--- Begin ---

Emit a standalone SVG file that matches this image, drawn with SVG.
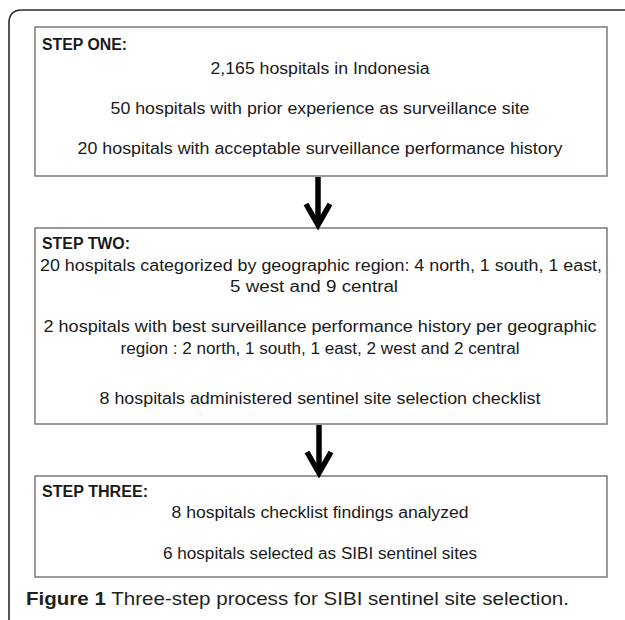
<svg xmlns="http://www.w3.org/2000/svg" width="625" height="620" viewBox="0 0 625 620">
  <style>
    .frame { fill: none; stroke: #2a2a2a; stroke-width: 1.6; }
    .box { fill: #ffffff; stroke: #7a7a7a; stroke-width: 1.5; }
    .t { font-family: "Liberation Sans", Arial, sans-serif; font-size: 16px; fill: #1a1a1a; }
    .c { text-anchor: middle; }
    .h { font-weight: bold; }
    .cap { font-family: "Liberation Sans", Arial, sans-serif; font-size: 18.5px; fill: #231f20; }
    .arrow { fill: none; stroke: #000000; stroke-width: 5.5; stroke-linecap: butt; stroke-linejoin: miter; }
  </style>
  <rect x="0" y="0" width="625" height="620" fill="#ffffff"/>
  <path class="frame" d="M9,620 V23 Q9,10 22,10 H625"/>

  <g id="step-one">
    <rect class="box" x="35" y="27" width="572" height="149"/>
    <text class="t h" x="42" y="50" textLength="85" lengthAdjust="spacingAndGlyphs">STEP ONE:</text>
    <text class="t c" x="320" y="74" textLength="219" lengthAdjust="spacingAndGlyphs">2,165 hospitals in Indonesia</text>
    <text class="t c" x="320" y="114" textLength="419" lengthAdjust="spacingAndGlyphs">50 hospitals with prior experience as surveillance site</text>
    <text class="t c" x="320" y="154" textLength="485" lengthAdjust="spacingAndGlyphs">20 hospitals with acceptable surveillance performance history</text>
  </g>

  <g id="step-two">
    <rect class="box" x="35" y="228" width="572" height="196"/>
    <text class="t h" x="42" y="249" textLength="88" lengthAdjust="spacingAndGlyphs">STEP TWO:</text>
    <text class="t c" x="321" y="271" textLength="562" lengthAdjust="spacingAndGlyphs">20 hospitals categorized by geographic region: 4 north, 1 south, 1 east,</text>
    <text class="t c" x="314" y="292" textLength="168" lengthAdjust="spacingAndGlyphs">5 west and 9 central</text>
    <text class="t c" x="320" y="332" textLength="553" lengthAdjust="spacingAndGlyphs">2 hospitals with best surveillance performance history per geographic</text>
    <text class="t c" x="320" y="354" textLength="399" lengthAdjust="spacingAndGlyphs">region : 2 north, 1 south, 1 east, 2 west and 2 central</text>
    <text class="t c" x="320" y="404" textLength="441" lengthAdjust="spacingAndGlyphs">8 hospitals administered sentinel site selection checklist</text>
  </g>

  <g id="step-three">
    <rect class="box" x="35" y="476" width="572" height="101"/>
    <text class="t h" x="42" y="497" textLength="106" lengthAdjust="spacingAndGlyphs">STEP THREE:</text>
    <text class="t c" x="320" y="518" textLength="297" lengthAdjust="spacingAndGlyphs">8 hospitals checklist findings analyzed</text>
    <text class="t c" x="320" y="559" textLength="314" lengthAdjust="spacingAndGlyphs">6 hospitals selected as SIBI sentinel sites</text>
  </g>

  <g id="connectors">
    <path class="arrow" d="M318,177 V223"/>
    <path class="arrow" d="M306,204 L318,225 L330,204"/>
    <path class="arrow" d="M319,425 V471"/>
    <path class="arrow" d="M307,452 L319,473 L331,452"/>
  </g>

  <text class="cap" x="26" y="605" textLength="543" lengthAdjust="spacingAndGlyphs"><tspan font-weight="bold">Figure 1</tspan> Three-step process for SIBI sentinel site selection.</text>
</svg>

--- End ---

**Problem description:** Restate the entire listing word for word, excluding pictures.

**Exercise response:**
Emit a standalone SVG file that matches this image, drawn with SVG.
<svg xmlns="http://www.w3.org/2000/svg" width="625" height="620" viewBox="0 0 625 620">
  <style>
    .frame { fill: none; stroke: #2a2a2a; stroke-width: 1.6; }
    .box { fill: #ffffff; stroke: #7a7a7a; stroke-width: 1.5; }
    .t { font-family: "Liberation Sans", Arial, sans-serif; font-size: 16px; fill: #1a1a1a; }
    .c { text-anchor: middle; }
    .h { font-weight: bold; }
    .cap { font-family: "Liberation Sans", Arial, sans-serif; font-size: 18.5px; fill: #231f20; }
    .arrow { fill: none; stroke: #000000; stroke-width: 5.5; stroke-linecap: butt; stroke-linejoin: miter; }
  </style>
  <rect x="0" y="0" width="625" height="620" fill="#ffffff"/>
  <path class="frame" d="M9,620 V23 Q9,10 22,10 H625"/>

  <g id="step-one">
    <rect class="box" x="35" y="27" width="572" height="149"/>
    <text class="t h" x="42" y="50" textLength="85" lengthAdjust="spacingAndGlyphs">STEP ONE:</text>
    <text class="t c" x="320" y="74" textLength="219" lengthAdjust="spacingAndGlyphs">2,165 hospitals in Indonesia</text>
    <text class="t c" x="320" y="114" textLength="419" lengthAdjust="spacingAndGlyphs">50 hospitals with prior experience as surveillance site</text>
    <text class="t c" x="320" y="154" textLength="485" lengthAdjust="spacingAndGlyphs">20 hospitals with acceptable surveillance performance history</text>
  </g>

  <g id="step-two">
    <rect class="box" x="35" y="228" width="572" height="196"/>
    <text class="t h" x="42" y="249" textLength="88" lengthAdjust="spacingAndGlyphs">STEP TWO:</text>
    <text class="t c" x="321" y="271" textLength="562" lengthAdjust="spacingAndGlyphs">20 hospitals categorized by geographic region: 4 north, 1 south, 1 east,</text>
    <text class="t c" x="314" y="292" textLength="168" lengthAdjust="spacingAndGlyphs">5 west and 9 central</text>
    <text class="t c" x="320" y="332" textLength="553" lengthAdjust="spacingAndGlyphs">2 hospitals with best surveillance performance history per geographic</text>
    <text class="t c" x="320" y="354" textLength="399" lengthAdjust="spacingAndGlyphs">region : 2 north, 1 south, 1 east, 2 west and 2 central</text>
    <text class="t c" x="320" y="404" textLength="441" lengthAdjust="spacingAndGlyphs">8 hospitals administered sentinel site selection checklist</text>
  </g>

  <g id="step-three">
    <rect class="box" x="35" y="476" width="572" height="101"/>
    <text class="t h" x="42" y="497" textLength="106" lengthAdjust="spacingAndGlyphs">STEP THREE:</text>
    <text class="t c" x="320" y="518" textLength="297" lengthAdjust="spacingAndGlyphs">8 hospitals checklist findings analyzed</text>
    <text class="t c" x="320" y="559" textLength="314" lengthAdjust="spacingAndGlyphs">6 hospitals selected as SIBI sentinel sites</text>
  </g>

  <g id="connectors">
    <path class="arrow" d="M318,177 V223"/>
    <path class="arrow" d="M306,204 L318,225 L330,204"/>
    <path class="arrow" d="M319,425 V471"/>
    <path class="arrow" d="M307,452 L319,473 L331,452"/>
  </g>

  <text class="cap" x="26" y="605" textLength="543" lengthAdjust="spacingAndGlyphs"><tspan font-weight="bold">Figure 1</tspan> Three-step process for SIBI sentinel site selection.</text>
</svg>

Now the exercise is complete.